Предлагаемую Шаламовым конструкцию отношений как между материалом и техникой, так и между конвенцией и новацией отличает завораживающая противоречивость. Ее можно объяснить таким так до конца и не взаимосогласованными факторами как то, что Шаламов был профессиональным литератором и одновременно обладателем опыта, всякую литературу отрицающего. Именно из этих почти физически не сочетаемых обстоятельств и вырастает как невероятный гибрид реалистического модернизма, так и особая точка письма.
С одной стороны, Шаламов кажется автором, презирающим избыточное внимание к языку, отрицающим ценность отделки, литературных пестрот, с другой – он зачарован самой идеей языка, заражен всеми его легендами и
тревогами.

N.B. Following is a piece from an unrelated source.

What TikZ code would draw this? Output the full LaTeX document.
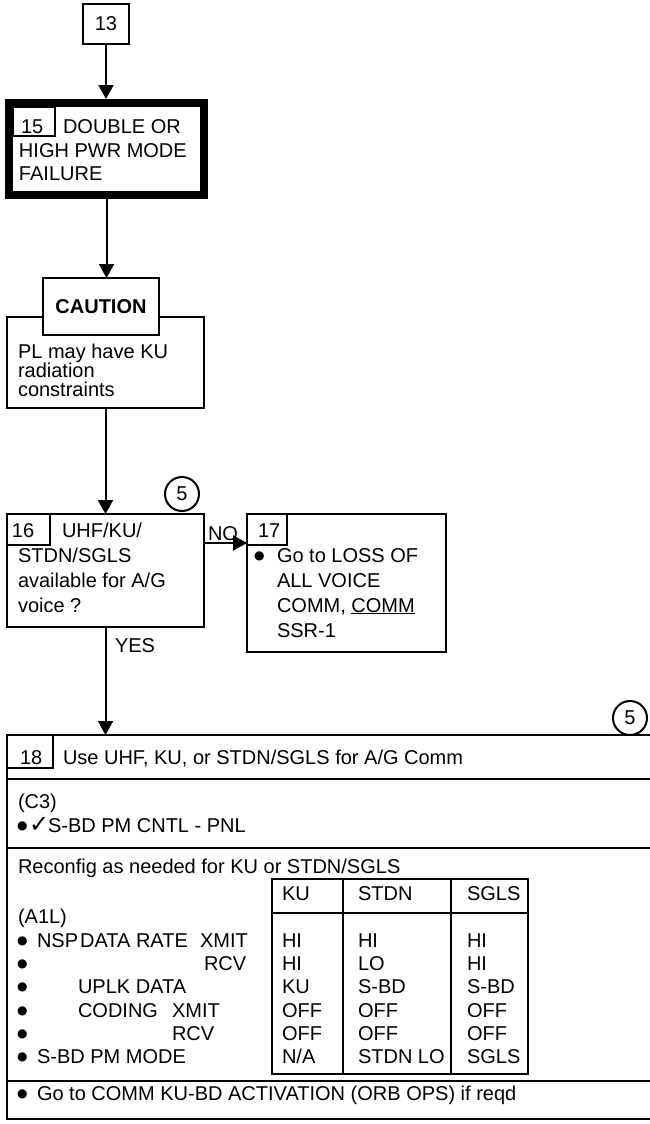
\documentclass[tikz,border=0pt]{standalone}
\usepackage{fontspec}
\setmainfont{Liberation Sans}
\newfontfamily\symfont{DejaVu Sans}
\usetikzlibrary{arrows.meta}
\newcommand\bul{\raisebox{2.5pt}{\fontsize{12}{12}\symfont ●}}
\begin{document}
\begin{tikzpicture}[x=1pt,y=-1pt,
  frame/.style={draw, line width=2pt, rectangle, inner sep=0pt, outer sep=0pt, font=\fontsize{20}{23}\selectfont},
  txt/.style={anchor=base west, inner sep=0pt, outer sep=0pt, font=\fontsize{20}{23}\selectfont},
  txtr/.style={txt, anchor=base east},
  arr/.style={line width=2pt, -{Triangle[width=15pt,length=14pt]}},
  circ/.style={draw, circle, line width=2pt, minimum size=34pt, inner sep=0pt, font=\fontsize{20}{23}\selectfont},
  rule/.style={line width=2pt}
]
\useasboundingbox (0,0) rectangle (650,1124);

% ---- box 13
\node[frame, minimum width=46pt, minimum height=40pt] (n13) at (106,24) {13};

% ---- box 15
\node[frame, line width=8pt, outer sep=4pt, minimum width=195pt, minimum height=92pt] (n15) at (106.5,149) {};
\node[frame, line width=1.5pt, minimum width=42pt, minimum height=29pt] (tag15) at (34,121.5) {};
\node[txt] (t15n) at (21,133) {15};
\node[txt] (t15a) at (63,133) {DOUBLE OR};
\node[txt] (t15b) at (19,157) {HIGH PWR MODE};
\node[txt] (t15c) at (19,180) {FAILURE};

% ---- caution
\node[frame, minimum width=197pt, minimum height=91pt] (cauB) at (105.5,362.5) {};
\node[frame, line width=2.5pt, fill=white, minimum width=116pt, minimum height=57pt, font=\fontsize{20}{23}\selectfont\bfseries] (cauH) at (101,306.5) {CAUTION};
\node[txt] (tca) at (18,358) {PL may have KU};
\node[txt] (tcb) at (18,377) {radiation};
\node[txt] (tcc) at (18,396) {constraints};

% ---- box 16
\node[frame, minimum width=197pt, minimum height=113pt] (n16) at (105.5,570.5) {};
\node[frame, minimum width=43pt, minimum height=31pt] (tag16) at (28.5,529.5) {};
\node[txt] (t16n) at (12,537) {16};
\node[txt] (t16a) at (62,537) {UHF/KU/};
\node[txt] (t16b) at (18,562) {STDN/SGLS};
\node[txt] (t16c) at (18,587) {available for A/G};
\node[txt] (t16d) at (18,612) {voice ?};
\node[circ] (c5a) at (182,494) {5};

% ---- box 17
\node[frame, minimum width=199pt, minimum height=138pt] (n17) at (346.5,583) {};
\node[frame, minimum width=40pt, minimum height=31pt] (tag17) at (267,529.5) {};
\node[txt] (t17n) at (258,537) {17};
\node[txt] (b17) at (254,562) {\bul};
\node[txt] (t17a) at (277,562) {Go to LOSS OF};
\node[txt] (t17b) at (277,587) {ALL VOICE};
\node[txt] (t17c) at (277,612) {COMM, \underline{COMM}};
\node[txt] (t17d) at (277,637) {SSR-1};

% ---- labels
\node[txt] (lno) at (208,540) {NO};
\node[txt] (lyes) at (115,652) {YES};

% ---- box 18
\node[frame, minimum width=647pt, minimum height=384pt] (n18) at (330.5,927) {};
\node[frame, minimum width=46pt, minimum height=33pt] (tag18) at (30,751.5) {};
\node[circ] (c5b) at (630,718) {5};
\node[txt] (t18n) at (20,764) {18};
\node[txt] (t18a) at (63,764) {Use UHF, KU, or STDN/SGLS for A/G Comm};
\draw[rule] (7,779) -- (654,779);
\node[txt] (tc3) at (18,808) {(C3)};
\node[txt] (bc3) at (17,832) {\bul};
\node[txt, font=\fontsize{24}{24}\symfont] (chk) at (29,832) {✓};
\node[txt] (tsbd) at (48,832) {S-BD PM CNTL - PNL};
\draw[rule] (7,848) -- (654,848);
\node[txt] (trec) at (18,873) {Reconfig as needed for KU or STDN/SGLS};
\node[txt] (ta1l) at (18,923) {(A1L)};

% left column
\node[txt] (b1) at (17,947) {\bul};
\node[txt] (r1) at (37,947) {NSP\hspace{2pt}DATA RATE};
\node[txt] (r1x) at (200,947) {XMIT};
\node[txt] (b2) at (17,970) {\bul};
\node[txt] (r2x) at (204,970) {RCV};
\node[txt] (b3) at (17,993) {\bul};
\node[txt] (r3) at (78,993) {UPLK DATA};
\node[txt] (b4) at (17,1017) {\bul};
\node[txt] (r4) at (78,1017) {CODING};
\node[txt] (r4x) at (172,1017) {XMIT};
\node[txt] (b5) at (17,1040) {\bul};
\node[txt] (r5x) at (172,1040) {RCV};
\node[txt] (b6) at (17,1063) {\bul};
\node[txt] (r6) at (37,1063) {S-BD PM MODE};

% table
\node[frame, minimum width=256pt, minimum height=195pt] (tbl) at (400,976.5) {};
\draw[rule] (343,879) -- (343,1074);
\draw[rule] (451,879) -- (451,1074);
\draw[rule] (272,913) -- (528,913);
\node[txt] (hku) at (282,900) {KU};
\node[txt] (hst) at (358,900) {STDN};
\node[txt] (hsg) at (467,900) {SGLS};
\node[txt] (k1) at (282,947) {HI};
\node[txt] (k2) at (282,970) {HI};
\node[txt] (k3) at (282,993) {KU};
\node[txt] (k4) at (282,1017) {OFF};
\node[txt] (k5) at (282,1040) {OFF};
\node[txt] (k6) at (282,1063) {N/A};
\node[txt] (s1) at (358,947) {HI};
\node[txt] (s2) at (358,970) {LO};
\node[txt] (s3) at (358,993) {S-BD};
\node[txt] (s4) at (358,1017) {OFF};
\node[txt] (s5) at (358,1040) {OFF};
\node[txt] (s6) at (358,1063) {STDN LO};
\node[txt] (g1) at (467,947) {HI};
\node[txt] (g2) at (467,970) {HI};
\node[txt] (g3) at (467,993) {S-BD};
\node[txt] (g4) at (467,1017) {OFF};
\node[txt] (g5) at (467,1040) {OFF};
\node[txt] (g6) at (467,1063) {SGLS};

\draw[rule] (7,1081) -- (654,1081);
\node[txt] (bgo) at (17,1100) {\bul};
\node[txt] (tgo) at (37,1100) {Go to COMM KU-BD ACTIVATION (ORB OPS) if reqd};

% ---- connectors
\draw[arr] (n13.south) -- (n13.south |- n15.north);
\draw[arr] (n15.south) -- (n15.south |- cauH.north);
\draw[arr] (cauB.south) -- (cauB.south |- n16.north);
\draw[arr] ([yshift=-29pt]n16.north east) -- ([yshift=-29pt]n17.north west);
\draw[arr] (n16.south) -- (n16.south |- n18.north);
\end{tikzpicture}
\end{document}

В своем докладе мы постараемся проаналищировать то спекулятивное сближение акта письма с физическим трудом, который характеризует Шаламова наравне с другим представителями «лингвистики труда». В подобном на первый взгляд безобидном метафорическом сравнении кроется целая
программа философии языка, а физическая метафора в нем выступает одновременно в качестве эпистемологического аргумента и прагматического акта: о творческом труде говорится как о труде физическом не для того, чтобы объяснить степень его тяжести, но чтобы противопоставить себя адептам других доктрин письма в самой литературе. Всякий раз когда сближаются движения пера и лопаты (топора, штыка, etc), манифестируется нацеленность на невинный язык, декларируется верность «языку дровосека» (Р. Барт).
Отсюда следуют и вполне узнаваемая мораль формы, которую можно свести к определенным рекомендациям писательского мастерства, но намного интереснее проанализировать на уровне самой прагматики письма, выказываемой в самих сближениях творческого акта с небезопасным экзистенциальным действием. Чрезвычайные обстоятельства, достающиеся по наследству от содержания высказывания (énoncé) самому акту высказывания (énonciation), требуют уже не только повествования о себе, но учреждения чрезвычаного положения в самой литературе.